Андерсен вспомнил прошлогоднюю поездку к Женевскому озеру, оздоровившую его. Он любил смотреть на карту и строить далеко идущие планы. Весной у путешественников вырастают крылья. Осень он хотел провести в Монтрё — хотя бы месяц, а зиму — в Ментоне. Он подсчитывал, во сколько обойдётся такая дорога, выходило дорого, но ведь его ждало здоровье. Было унизительно даже в конце жизни заниматься денежными подсчётами.

Он всегда снимал квартиру, не имел собственной, боясь, что она навсегда привяжет его к Копенгагену. Экономя средства на поездку, Андерсен рассчитался с хозяином квартиры, которую снимал, и, уложив свои вещи, отправил их к добрым знакомым на сохранение. Ветер странствий дул в паруса мечты.

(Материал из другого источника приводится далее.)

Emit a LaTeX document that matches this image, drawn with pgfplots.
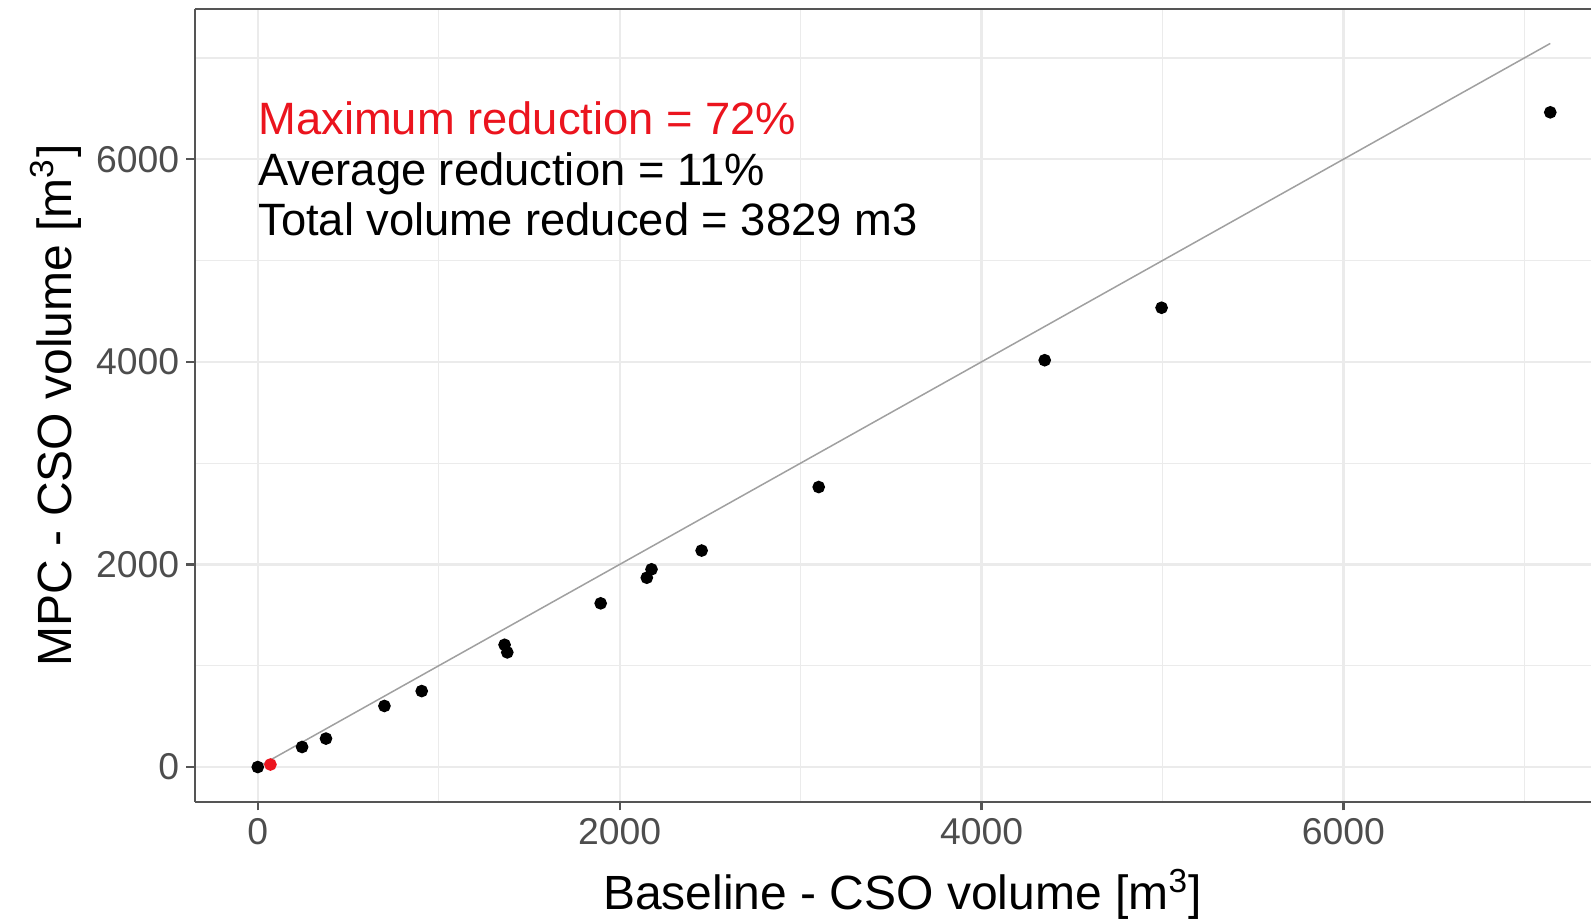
\documentclass[border=0pt]{standalone}
\usepackage{fontspec}
\setmainfont{Liberation Sans}
\usepackage{pgfplots}
\pgfplotsset{compat=1.18}
\definecolor{gridc}{RGB}{235,235,235}
\definecolor{axc}{RGB}{85,85,85}
\definecolor{tickc}{RGB}{77,77,77}
\definecolor{linec}{RGB}{160,160,160}
\definecolor{redc}{RGB}{235,20,30}
\begin{document}
\begin{tikzpicture}
\begin{axis}[
  name=ax, at={(0,0)}, anchor=south west,
  scale only axis, width=418.86pt, height=237.75pt,
  xmin=-348, xmax=7368, ymin=-341, ymax=7482,
  axis x line=box, axis y line=left,
  axis line style={-, axc, line width=0.65pt},
  xtick={0,2000,4000,6000}, ytick={0,2000,4000,6000},
  minor xtick={1000,3000,5000,7000}, minor ytick={1000,3000,5000,7000},
  xtick pos=left, ytick pos=left,
  grid=both,
  major grid style={gridc, line width=0.7pt},
  minor grid style={gridc, line width=0.35pt},
  minor tick length=0pt,
  major tick length=2.6pt,
  tick align=outside,
  tick style={axc, line width=0.65pt},
  /pgf/number format/assume math mode=true,
  /pgf/number format/set thousands separator={},
  ticklabel style={font=\fontsize{11.2}{13}\selectfont, text=tickc},
  xticklabel style={anchor=north, inner sep=0pt, yshift=-2.3pt},
  yticklabel style={anchor=east, inner sep=0pt, xshift=-1.9pt},
  xlabel={Baseline - CSO volume [m\textsuperscript{3}]},
  ylabel={MPC - CSO volume [m\textsuperscript{3}]},
  label style={font=\fontsize{14.4}{17}\selectfont},
  xlabel style={at={(axis description cs:0.507,-0.1366)}, anchor=base, inner sep=0pt},
  ylabel style={at={(axis description cs:-0.0886,0.5)}, anchor=base, inner sep=0pt},
]
\addplot[linec, line width=0.45pt, no marks] coordinates {(0,0) (7143,7143)};
\addplot[only marks, mark=*, mark size=1.7pt, black] coordinates {
(0,0) (245,198) (377,281) (700,603) (906,750) (1364,1207) (1379,1132)
(1895,1616) (2150,1869) (2176,1952) (2453,2137) (3100,2764)
(4349,4016) (4995,4534) (7143,6463)
};
\addplot[only marks, mark=*, mark size=1.7pt, redc] coordinates {(70,25)};
\node[anchor=base west, inner sep=0pt, text=redc, font=\fontsize{13.6}{16}\selectfont] at (axis cs:0,6240) {Maximum reduction = 72\%};
\node[anchor=base west, inner sep=0pt, font=\fontsize{13.6}{16}\selectfont] at (axis cs:0,5739) {Average reduction = 11\%};
\node[anchor=base west, inner sep=0pt, font=\fontsize{13.6}{16}\selectfont] at (axis cs:0,5249) {Total volume reduced = 3829 m3};
\end{axis}
\pgfresetboundingbox
\path[use as bounding box] ([xshift=-58.44pt,yshift=-35.22pt]ax.south west) rectangle ([yshift=2.73pt]ax.north east);
\end{tikzpicture}
\end{document}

Его ждала вилла Ролигхед. Две любимые комнаты на первом этаже. С веранды виден Зунд, морской ветер звал вдаль.

Даже этот маленький переезд трудно дался Андерсену. На вилле он тяжело поднялся по лестнице. Ему показалось, что это ступени в небо.

Красивая вилла любила его. Здесь был достойный уход. Более спокойного места для себя он не мог бы найти.

На земле не было места, где ему было бы лучше, душевней. Это был именно — дом. Дом, который защищал. Кормил. Пытался ослабить болезнь. И всё-таки он был безжалостно одинок. Одинок среди искренне любящих его людей. И эту корку льда — хотя была весна — ничто не могло прорубить: ни участие, ни любовь, ни поклонение, ни деньги, ни слава...

Последнее лето сказочника. Только оно у неё не выводило Андерсена в сад. Всё распустилось в саду, но для него омертвело... А сколько цветов пересадил сказочник в этот сад, надеясь, что хоть один одарит сказкой. Пересаживая, он приговаривал, гладя цветок по головке:

— Ты рос в лесу, а теперь будешь жить рядом со мной. Пусть твоя доброта поможет моему здоровью. Пусть лесная сила перельётся в землю сада.